In einem Interview der Zeitschrift "Publik-Forum" zeigte Kohlgraf sich zuversichtlich, "dass wir einen Teil der Ernte einfahren werden". Es sei für ihn "keine Frage, dass es auch in außerehelichen Partnerschaften Sinndimensionen gibt, die ich segnen kann", so Kohlgraf. "Da stehe ich auf dem Boden einer soliden Theologie."
Man könne nicht "Halbsätze aus der Bibel, die sich auf Homosexualität und deren Bewertung beziehen" als "ewig gültiges Wort Gottes" behandeln, ohne den Hintergrund zu berücksichtigen. "Da würde ich mir mehr Differenzierung und einen exegetischen Blick wünschen." Die Kirche habe auch von den Humanwissenschaften zu lernen. Sollte das Reformpapier zur Homosexualität bei der Vollversammlung in Frankfurt scheitern, müsse man sich fragen, "welche Botschaft wir damit aussenden".
Keine weiteren "Stoppschilder" aus Rom
Die Argumente für die Öffnung aller Weiheämter für Frauen könne er "gut mittragen", sagte Kohlgraf. Allerdings sei nicht damit zu rechnen, dass sich in diesem Punkt in absehbarer Zeit etwas ändere. Das wüssten auch alle, die an dem entsprechenden Grundsatzpapier mitgearbeitet hätten. "Es wäre schon einiges gewonnen, wenn wir in die Weltkirche hinein vermitteln könnten, dass es im Neuen Testament Hinweise gibt, dass sich die Ämterfrage auch ganz anders hätte entwickeln können", so Kohlgraf. Kein Bischof werde aber "einen kirchenspalterischen Akt vornehmen".
Weitere "Stoppschilder" aus Rom erwarte er eher nicht, sagte der 55-jährige Bischof. Als Erfolg wertete Kohlgraf, dass sich das Thema sexueller Missbrauch in allen Grundlagentexten und Handlungsempfehlungen widerspiegele.

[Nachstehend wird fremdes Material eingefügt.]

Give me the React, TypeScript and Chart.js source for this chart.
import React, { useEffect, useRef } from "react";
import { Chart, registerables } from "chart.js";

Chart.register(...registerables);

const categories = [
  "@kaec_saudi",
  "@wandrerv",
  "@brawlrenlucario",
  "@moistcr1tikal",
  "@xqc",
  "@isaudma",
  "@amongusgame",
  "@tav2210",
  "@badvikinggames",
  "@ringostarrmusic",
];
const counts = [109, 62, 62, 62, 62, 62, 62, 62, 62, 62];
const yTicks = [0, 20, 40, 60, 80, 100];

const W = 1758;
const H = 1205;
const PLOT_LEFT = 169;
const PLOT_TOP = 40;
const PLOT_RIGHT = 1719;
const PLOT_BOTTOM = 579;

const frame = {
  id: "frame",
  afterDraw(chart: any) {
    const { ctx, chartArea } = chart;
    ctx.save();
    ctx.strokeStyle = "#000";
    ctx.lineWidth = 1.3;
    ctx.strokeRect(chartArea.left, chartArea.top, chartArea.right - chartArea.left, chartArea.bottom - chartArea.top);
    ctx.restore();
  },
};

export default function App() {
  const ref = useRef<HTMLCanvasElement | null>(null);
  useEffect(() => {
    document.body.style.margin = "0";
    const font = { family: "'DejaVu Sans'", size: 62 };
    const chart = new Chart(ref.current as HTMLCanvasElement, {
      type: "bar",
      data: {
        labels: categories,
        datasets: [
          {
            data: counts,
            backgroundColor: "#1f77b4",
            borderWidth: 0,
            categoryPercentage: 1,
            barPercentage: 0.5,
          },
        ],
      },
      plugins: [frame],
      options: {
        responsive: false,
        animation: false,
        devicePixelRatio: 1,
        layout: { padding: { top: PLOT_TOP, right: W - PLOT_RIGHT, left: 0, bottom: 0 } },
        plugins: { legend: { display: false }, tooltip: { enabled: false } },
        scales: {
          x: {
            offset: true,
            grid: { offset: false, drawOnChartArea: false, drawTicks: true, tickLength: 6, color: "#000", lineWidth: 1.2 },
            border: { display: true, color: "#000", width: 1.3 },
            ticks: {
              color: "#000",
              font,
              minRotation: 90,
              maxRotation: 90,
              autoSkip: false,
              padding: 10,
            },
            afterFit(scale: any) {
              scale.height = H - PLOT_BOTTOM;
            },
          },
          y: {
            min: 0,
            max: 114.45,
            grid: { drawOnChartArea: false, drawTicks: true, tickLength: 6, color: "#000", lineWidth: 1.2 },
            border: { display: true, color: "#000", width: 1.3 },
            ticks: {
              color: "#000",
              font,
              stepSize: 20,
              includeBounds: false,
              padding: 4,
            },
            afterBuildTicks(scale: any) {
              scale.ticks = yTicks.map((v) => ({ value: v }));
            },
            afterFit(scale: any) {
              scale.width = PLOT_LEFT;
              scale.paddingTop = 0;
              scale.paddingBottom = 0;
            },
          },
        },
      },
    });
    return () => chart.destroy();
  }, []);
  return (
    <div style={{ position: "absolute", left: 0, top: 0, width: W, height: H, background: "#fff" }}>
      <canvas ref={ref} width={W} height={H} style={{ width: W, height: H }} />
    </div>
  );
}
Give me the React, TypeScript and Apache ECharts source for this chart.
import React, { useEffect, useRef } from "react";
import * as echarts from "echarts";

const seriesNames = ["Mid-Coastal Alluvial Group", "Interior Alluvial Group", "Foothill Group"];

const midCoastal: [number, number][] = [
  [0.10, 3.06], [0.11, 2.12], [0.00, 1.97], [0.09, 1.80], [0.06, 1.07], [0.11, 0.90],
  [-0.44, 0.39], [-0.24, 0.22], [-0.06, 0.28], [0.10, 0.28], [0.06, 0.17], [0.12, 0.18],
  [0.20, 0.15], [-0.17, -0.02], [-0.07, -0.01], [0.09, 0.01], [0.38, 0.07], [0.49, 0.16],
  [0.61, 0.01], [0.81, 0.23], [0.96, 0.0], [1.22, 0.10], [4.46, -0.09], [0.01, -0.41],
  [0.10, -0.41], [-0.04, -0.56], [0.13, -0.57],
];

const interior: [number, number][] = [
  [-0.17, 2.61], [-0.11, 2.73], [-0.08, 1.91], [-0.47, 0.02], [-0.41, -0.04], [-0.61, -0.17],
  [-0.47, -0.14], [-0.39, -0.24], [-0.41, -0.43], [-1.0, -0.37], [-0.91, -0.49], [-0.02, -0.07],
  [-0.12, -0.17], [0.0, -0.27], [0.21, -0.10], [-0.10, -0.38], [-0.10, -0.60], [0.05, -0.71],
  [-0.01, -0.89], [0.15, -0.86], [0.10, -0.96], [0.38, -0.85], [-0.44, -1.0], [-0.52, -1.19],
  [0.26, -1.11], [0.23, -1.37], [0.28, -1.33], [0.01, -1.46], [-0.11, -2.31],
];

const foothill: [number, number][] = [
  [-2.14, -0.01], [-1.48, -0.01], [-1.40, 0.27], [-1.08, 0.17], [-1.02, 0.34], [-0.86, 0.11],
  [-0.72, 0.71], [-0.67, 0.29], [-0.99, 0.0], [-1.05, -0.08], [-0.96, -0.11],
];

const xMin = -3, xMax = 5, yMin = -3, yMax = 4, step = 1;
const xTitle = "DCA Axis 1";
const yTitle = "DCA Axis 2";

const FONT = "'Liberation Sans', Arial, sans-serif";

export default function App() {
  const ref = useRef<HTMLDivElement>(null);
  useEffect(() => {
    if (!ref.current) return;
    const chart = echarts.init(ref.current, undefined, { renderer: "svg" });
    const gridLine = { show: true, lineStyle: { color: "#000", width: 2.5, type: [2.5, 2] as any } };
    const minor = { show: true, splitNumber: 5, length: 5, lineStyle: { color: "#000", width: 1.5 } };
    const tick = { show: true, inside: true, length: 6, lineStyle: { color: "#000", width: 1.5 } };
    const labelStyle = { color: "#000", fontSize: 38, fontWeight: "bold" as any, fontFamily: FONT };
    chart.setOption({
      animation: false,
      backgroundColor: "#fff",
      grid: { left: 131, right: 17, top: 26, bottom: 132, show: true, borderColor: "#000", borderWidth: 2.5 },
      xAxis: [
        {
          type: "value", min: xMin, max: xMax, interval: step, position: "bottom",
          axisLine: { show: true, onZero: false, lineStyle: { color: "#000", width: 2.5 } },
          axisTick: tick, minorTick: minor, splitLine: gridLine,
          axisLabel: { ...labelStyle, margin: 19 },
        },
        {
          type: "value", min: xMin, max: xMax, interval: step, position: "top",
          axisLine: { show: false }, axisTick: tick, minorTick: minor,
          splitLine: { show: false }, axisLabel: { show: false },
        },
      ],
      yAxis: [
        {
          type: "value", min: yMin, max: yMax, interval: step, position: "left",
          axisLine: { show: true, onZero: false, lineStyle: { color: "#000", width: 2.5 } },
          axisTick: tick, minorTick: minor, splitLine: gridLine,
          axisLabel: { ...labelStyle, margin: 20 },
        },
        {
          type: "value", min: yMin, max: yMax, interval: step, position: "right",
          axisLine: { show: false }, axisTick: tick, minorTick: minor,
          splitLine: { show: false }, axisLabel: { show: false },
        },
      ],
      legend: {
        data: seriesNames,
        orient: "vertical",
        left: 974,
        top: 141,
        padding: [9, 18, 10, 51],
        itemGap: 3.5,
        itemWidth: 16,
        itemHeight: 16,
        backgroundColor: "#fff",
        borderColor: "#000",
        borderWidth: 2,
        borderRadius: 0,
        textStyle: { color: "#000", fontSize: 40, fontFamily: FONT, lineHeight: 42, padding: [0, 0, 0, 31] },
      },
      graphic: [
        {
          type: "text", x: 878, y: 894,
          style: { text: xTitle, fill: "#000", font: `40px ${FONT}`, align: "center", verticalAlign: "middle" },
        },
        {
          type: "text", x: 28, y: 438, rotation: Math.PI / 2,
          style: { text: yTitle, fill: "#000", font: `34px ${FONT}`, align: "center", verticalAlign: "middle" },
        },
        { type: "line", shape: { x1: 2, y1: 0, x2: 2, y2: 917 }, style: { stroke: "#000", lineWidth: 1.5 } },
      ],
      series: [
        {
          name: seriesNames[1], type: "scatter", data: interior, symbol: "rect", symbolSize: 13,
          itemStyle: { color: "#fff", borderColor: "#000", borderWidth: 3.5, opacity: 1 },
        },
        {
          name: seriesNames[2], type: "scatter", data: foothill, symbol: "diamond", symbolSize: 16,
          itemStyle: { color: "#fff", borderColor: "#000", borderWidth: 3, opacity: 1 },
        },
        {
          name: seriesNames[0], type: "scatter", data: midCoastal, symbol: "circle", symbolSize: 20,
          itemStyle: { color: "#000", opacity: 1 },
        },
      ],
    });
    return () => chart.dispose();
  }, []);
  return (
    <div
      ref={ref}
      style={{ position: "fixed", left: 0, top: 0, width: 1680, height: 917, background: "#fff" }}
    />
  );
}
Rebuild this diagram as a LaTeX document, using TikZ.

Auch wenn der Synodale Weg als Reaktion auf die MHG-Studie von 2018 mit "heißer Nadel" gestrickt worden sei, so habe er doch "richtige und wichtige Akzente" gesetzt. "Es ärgert mich schon, wenn ich sehe, dass andere Bischofskonferenzen diese Frage einfach aussitzen, während wir verdächtigt werden, nicht mehr katholisch zu sein."
"Weiteres Gremium problematisch"
Skeptisch äußerte sich Kohlgraf über eine mögliche Einrichtung eines Synodalen Rates aus Bischöfen und Laien in der katholischen Kirche in Deutschland, der gemeinsam Entscheidungen treffen solle. "Ein weiteres Gremium halte ich für problematisch." Die Rolle des Diözesanbischofs werde sich "durch den Synodalen Rat nicht verändern", so Kohlgraf.